The most conspicuous example of medical journals' dependence on the pharmaceutical
industry is the substantial income from drug advertisements, but Smith
believes that this is "the least corrupting form of dependence," since
the ads are "there for all to see and criticize." He believes the much
bigger problem lies with journals publishing clinical trials funded by
industry. "For a drug company a favourable trial is worth thousands of
pages of advertising, which is why a company will sometimes spend upwards
of a million dollars on reprints of the trial for worldwide distribution."

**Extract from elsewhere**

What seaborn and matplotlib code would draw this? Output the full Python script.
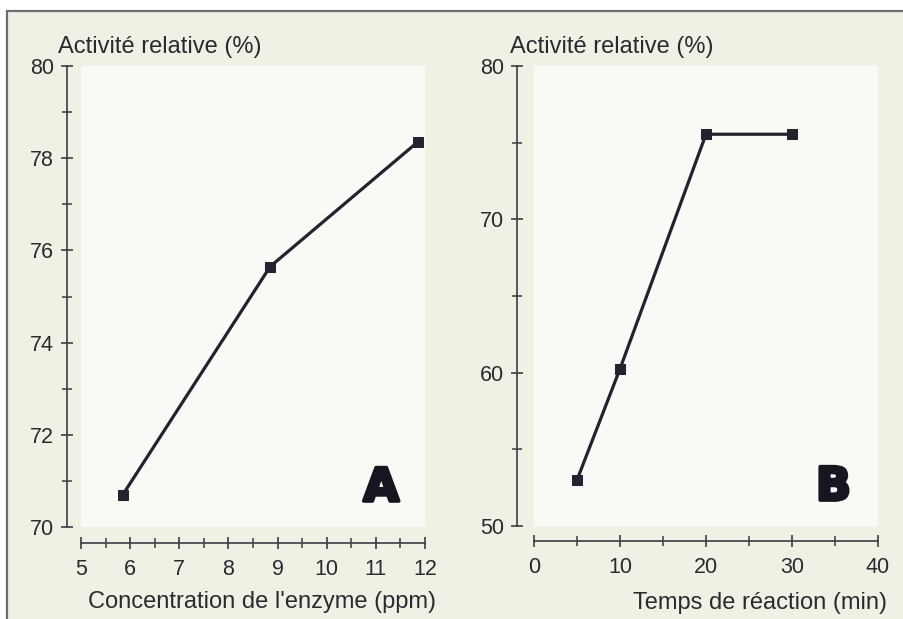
import numpy as np
import pandas as pd
import matplotlib
matplotlib.use("Agg")
import matplotlib.pyplot as plt
import matplotlib.patheffects as pe
from matplotlib.patches import Rectangle
from matplotlib.ticker import MultipleLocator
import seaborn as sns

# Panel A data
conc_ppm = [5.85, 8.85, 11.85]
activity_a = [70.7, 75.65, 78.35]
# Panel B data
time_min = [5, 10, 20, 30]
activity_b = [53.0, 60.25, 75.55, 75.55]

ylabel = "Activité relative (%)"
xlabel_a = "Concentration de l'enzyme (ppm)"
xlabel_b = "Temps de réaction (min)"

sns.set_theme(style="ticks")
plt.rcParams["font.family"] = ["Liberation Sans", "DejaVu Sans"]

W, H = 904, 619
fig = plt.figure(figsize=(W / 100, H / 100), dpi=100, facecolor="white")

# outer frame / page background
fig.patches.append(Rectangle((7 / W, -0.01), 1.0, 1 - 11 / H + 0.01,
                             transform=fig.transFigure, facecolor="#eef1e3",
                             edgecolor="#6e6e72", linewidth=1.6, zorder=-10))

line_col = "#24222f"
axis_col = "#3c3c46"
plot_bg = "#f9faf5"

def px(x0, y0, x1, y1):
    return [x0 / W, 1 - y1 / H, (x1 - x0) / W, (y1 - y0) / H]

axA = fig.add_axes(px(81, 66, 425, 527))
axB = fig.add_axes(px(534, 66, 878, 526))

dfA = pd.DataFrame({"x": conc_ppm, "y": activity_a})
dfB = pd.DataFrame({"x": time_min, "y": activity_b})

for ax, df in [(axA, dfA), (axB, dfB)]:
    sns.lineplot(data=df, x="x", y="y", ax=ax, color=line_col, linewidth=2.3,
                 marker="s", markersize=7, markeredgecolor=line_col,
                 markerfacecolor=line_col, sort=False)
    ax.set_facecolor(plot_bg)

axA.set_xlim(5, 12)
axA.set_ylim(70, 80)
axA.xaxis.set_major_locator(MultipleLocator(1))
axA.xaxis.set_minor_locator(MultipleLocator(0.5))
axA.yaxis.set_major_locator(MultipleLocator(2))
axA.yaxis.set_minor_locator(MultipleLocator(1))

axB.set_xlim(0, 40)
axB.set_ylim(50, 80)
axB.xaxis.set_major_locator(MultipleLocator(10))
axB.xaxis.set_minor_locator(MultipleLocator(5))
axB.yaxis.set_major_locator(MultipleLocator(10))
axB.yaxis.set_minor_locator(MultipleLocator(5))

sns.despine(ax=axA, offset={"left": 10.1, "bottom": 11.5})
sns.despine(ax=axB, offset={"left": 12.2, "bottom": 10.5})

for ax in (axA, axB):
    ax.set_xlabel("")
    ax.set_ylabel("")
    for s in ("left", "bottom"):
        ax.spines[s].set_color(axis_col)
        ax.spines[s].set_linewidth(1.2)
    ax.tick_params(which="major", direction="inout", length=9, width=1.2,
                   color=axis_col, labelsize=15.5, labelcolor="#2a2a30")
    ax.tick_params(which="minor", direction="inout", length=7, width=1.1,
                   color=axis_col)
    ax.tick_params(axis="x", which="major", pad=7)
    ax.tick_params(axis="y", which="major", pad=5)

axA.text((58 - 81) / 344, 1 + (66 - 53) / 461, ylabel, transform=axA.transAxes,
         fontsize=17, color="#2a2a30", ha="left", va="baseline")
axB.text((510 - 534) / 344, 1 + (66 - 53) / 460, ylabel, transform=axB.transAxes,
         fontsize=17, color="#2a2a30", ha="left", va="baseline")

axA.text((436 - 81) / 344, -(608 - 527) / 461, xlabel_a, transform=axA.transAxes,
         fontsize=17, color="#2a2a30", ha="right", va="baseline")
axB.text((887 - 534) / 344, -(609 - 526) / 460, xlabel_b, transform=axB.transAxes,
         fontsize=17, color="#2a2a30", ha="right", va="baseline")

for ax, letter, xr in [(axA, "A", (399 - 81) / 344), (axB, "B", (851 - 534) / 344)]:
    ax.text(xr, (526 - 500) / 461, letter, transform=ax.transAxes, fontsize=33,
            fontweight="heavy", family=["DejaVu Sans"], color="#17151f",
            ha="right", va="baseline",
            path_effects=[pe.withStroke(linewidth=2.6, foreground="#17151f")])

fig.savefig("out.png", dpi=100, facecolor="white")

Unlike ads, readers see these trials as the highest form of evidence,
says Smith. This is great from the perspective of the companies, but bad
for patients. These studies lower the credibility of the medical journals
because these trials funded by the companies rarely produce results that
are unfavourable to the companies' products. Smith cites evidence from
a total of 86 studies that the results of a trial are influenced by who
funds it. "The evidence is strong that companies are getting the results
they want, and this is especially worrying because between two thirds
and three quarters of the trials published in the major journals are funded
by the industry." The money the journals get from these companies advertising
can make or break them, and unfortunately the journal must often choose
the money over ethics. How can the cycle of dependency between journals
and drug companies be broken? "Firstly, we need more public funding of
trials, particularly of large head to head trials of all the treatments
available for treating a condition." "Secondly, journals should perhaps
stop publishing trials. Instead, the protocols and the results should
be made available on regulated websites. Only such a radical step would,
I think, stop journals being beholden to companies. Instead of publishing
trials journals could concentrate on critically describing them."